WHAT TO PRODUCE:
Repeat the whole listing below, word for word.

INFORMATION SUPPLIED:

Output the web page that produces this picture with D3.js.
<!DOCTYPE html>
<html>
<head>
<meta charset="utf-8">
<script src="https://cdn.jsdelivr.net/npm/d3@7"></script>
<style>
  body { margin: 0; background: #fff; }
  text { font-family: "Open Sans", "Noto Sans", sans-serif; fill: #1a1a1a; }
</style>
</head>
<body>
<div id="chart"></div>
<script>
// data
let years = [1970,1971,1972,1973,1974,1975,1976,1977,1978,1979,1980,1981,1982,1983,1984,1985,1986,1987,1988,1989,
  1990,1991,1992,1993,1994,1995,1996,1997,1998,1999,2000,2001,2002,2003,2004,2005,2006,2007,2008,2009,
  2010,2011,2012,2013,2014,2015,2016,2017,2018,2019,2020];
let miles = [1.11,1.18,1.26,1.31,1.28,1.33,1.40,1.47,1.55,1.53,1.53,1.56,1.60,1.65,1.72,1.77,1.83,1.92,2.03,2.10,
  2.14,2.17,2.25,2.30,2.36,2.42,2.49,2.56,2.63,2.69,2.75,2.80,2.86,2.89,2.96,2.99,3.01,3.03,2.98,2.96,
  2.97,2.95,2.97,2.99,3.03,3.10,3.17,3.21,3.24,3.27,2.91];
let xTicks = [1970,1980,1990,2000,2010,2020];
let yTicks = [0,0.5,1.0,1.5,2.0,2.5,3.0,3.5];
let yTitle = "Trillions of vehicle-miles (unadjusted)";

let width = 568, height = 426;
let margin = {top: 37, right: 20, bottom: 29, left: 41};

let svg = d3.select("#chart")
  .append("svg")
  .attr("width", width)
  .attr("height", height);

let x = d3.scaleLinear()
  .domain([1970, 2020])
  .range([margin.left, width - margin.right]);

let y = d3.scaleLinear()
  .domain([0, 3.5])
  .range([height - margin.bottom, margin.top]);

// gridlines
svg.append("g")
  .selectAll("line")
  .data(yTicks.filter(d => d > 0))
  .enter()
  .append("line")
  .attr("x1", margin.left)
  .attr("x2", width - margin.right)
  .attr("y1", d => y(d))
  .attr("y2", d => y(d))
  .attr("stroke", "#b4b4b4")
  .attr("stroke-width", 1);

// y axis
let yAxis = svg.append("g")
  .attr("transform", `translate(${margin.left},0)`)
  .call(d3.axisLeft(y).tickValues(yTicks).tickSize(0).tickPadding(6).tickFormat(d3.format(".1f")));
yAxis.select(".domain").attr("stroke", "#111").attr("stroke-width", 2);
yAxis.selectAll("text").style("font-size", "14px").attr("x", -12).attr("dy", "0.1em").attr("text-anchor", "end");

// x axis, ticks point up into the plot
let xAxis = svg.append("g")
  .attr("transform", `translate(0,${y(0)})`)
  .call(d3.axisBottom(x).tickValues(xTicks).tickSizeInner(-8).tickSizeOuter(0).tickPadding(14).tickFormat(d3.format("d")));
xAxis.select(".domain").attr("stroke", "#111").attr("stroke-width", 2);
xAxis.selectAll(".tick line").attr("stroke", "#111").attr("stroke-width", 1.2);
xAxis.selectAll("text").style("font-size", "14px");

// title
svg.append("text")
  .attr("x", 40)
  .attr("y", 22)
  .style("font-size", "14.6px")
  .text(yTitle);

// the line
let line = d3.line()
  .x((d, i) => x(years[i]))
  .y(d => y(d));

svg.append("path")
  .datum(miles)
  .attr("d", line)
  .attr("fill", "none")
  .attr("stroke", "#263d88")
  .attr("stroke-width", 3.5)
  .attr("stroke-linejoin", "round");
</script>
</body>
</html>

EXERCISE OUTPUT:
Output the web page that produces this picture with D3.js.
<!DOCTYPE html>
<html>
<head>
<meta charset="utf-8">
<script src="https://cdn.jsdelivr.net/npm/d3@7"></script>
<style>
  body { margin: 0; background: #fff; }
  text { font-family: "Open Sans", "Noto Sans", sans-serif; fill: #1a1a1a; }
</style>
</head>
<body>
<div id="chart"></div>
<script>
// data
let years = [1970,1971,1972,1973,1974,1975,1976,1977,1978,1979,1980,1981,1982,1983,1984,1985,1986,1987,1988,1989,
  1990,1991,1992,1993,1994,1995,1996,1997,1998,1999,2000,2001,2002,2003,2004,2005,2006,2007,2008,2009,
  2010,2011,2012,2013,2014,2015,2016,2017,2018,2019,2020];
let miles = [1.11,1.18,1.26,1.31,1.28,1.33,1.40,1.47,1.55,1.53,1.53,1.56,1.60,1.65,1.72,1.77,1.83,1.92,2.03,2.10,
  2.14,2.17,2.25,2.30,2.36,2.42,2.49,2.56,2.63,2.69,2.75,2.80,2.86,2.89,2.96,2.99,3.01,3.03,2.98,2.96,
  2.97,2.95,2.97,2.99,3.03,3.10,3.17,3.21,3.24,3.27,2.91];
let xTicks = [1970,1980,1990,2000,2010,2020];
let yTicks = [0,0.5,1.0,1.5,2.0,2.5,3.0,3.5];
let yTitle = "Trillions of vehicle-miles (unadjusted)";

let width = 568, height = 426;
let margin = {top: 37, right: 20, bottom: 29, left: 41};

let svg = d3.select("#chart")
  .append("svg")
  .attr("width", width)
  .attr("height", height);

let x = d3.scaleLinear()
  .domain([1970, 2020])
  .range([margin.left, width - margin.right]);

let y = d3.scaleLinear()
  .domain([0, 3.5])
  .range([height - margin.bottom, margin.top]);

// gridlines
svg.append("g")
  .selectAll("line")
  .data(yTicks.filter(d => d > 0))
  .enter()
  .append("line")
  .attr("x1", margin.left)
  .attr("x2", width - margin.right)
  .attr("y1", d => y(d))
  .attr("y2", d => y(d))
  .attr("stroke", "#b4b4b4")
  .attr("stroke-width", 1);

// y axis
let yAxis = svg.append("g")
  .attr("transform", `translate(${margin.left},0)`)
  .call(d3.axisLeft(y).tickValues(yTicks).tickSize(0).tickPadding(6).tickFormat(d3.format(".1f")));
yAxis.select(".domain").attr("stroke", "#111").attr("stroke-width", 2);
yAxis.selectAll("text").style("font-size", "14px").attr("x", -12).attr("dy", "0.1em").attr("text-anchor", "end");

// x axis, ticks point up into the plot
let xAxis = svg.append("g")
  .attr("transform", `translate(0,${y(0)})`)
  .call(d3.axisBottom(x).tickValues(xTicks).tickSizeInner(-8).tickSizeOuter(0).tickPadding(14).tickFormat(d3.format("d")));
xAxis.select(".domain").attr("stroke", "#111").attr("stroke-width", 2);
xAxis.selectAll(".tick line").attr("stroke", "#111").attr("stroke-width", 1.2);
xAxis.selectAll("text").style("font-size", "14px");

// title
svg.append("text")
  .attr("x", 40)
  .attr("y", 22)
  .style("font-size", "14.6px")
  .text(yTitle);

// the line
let line = d3.line()
  .x((d, i) => x(years[i]))
  .y(d => y(d));

svg.append("path")
  .datum(miles)
  .attr("d", line)
  .attr("fill", "none")
  .attr("stroke", "#263d88")
  .attr("stroke-width", 3.5)
  .attr("stroke-linejoin", "round");
</script>
</body>
</html>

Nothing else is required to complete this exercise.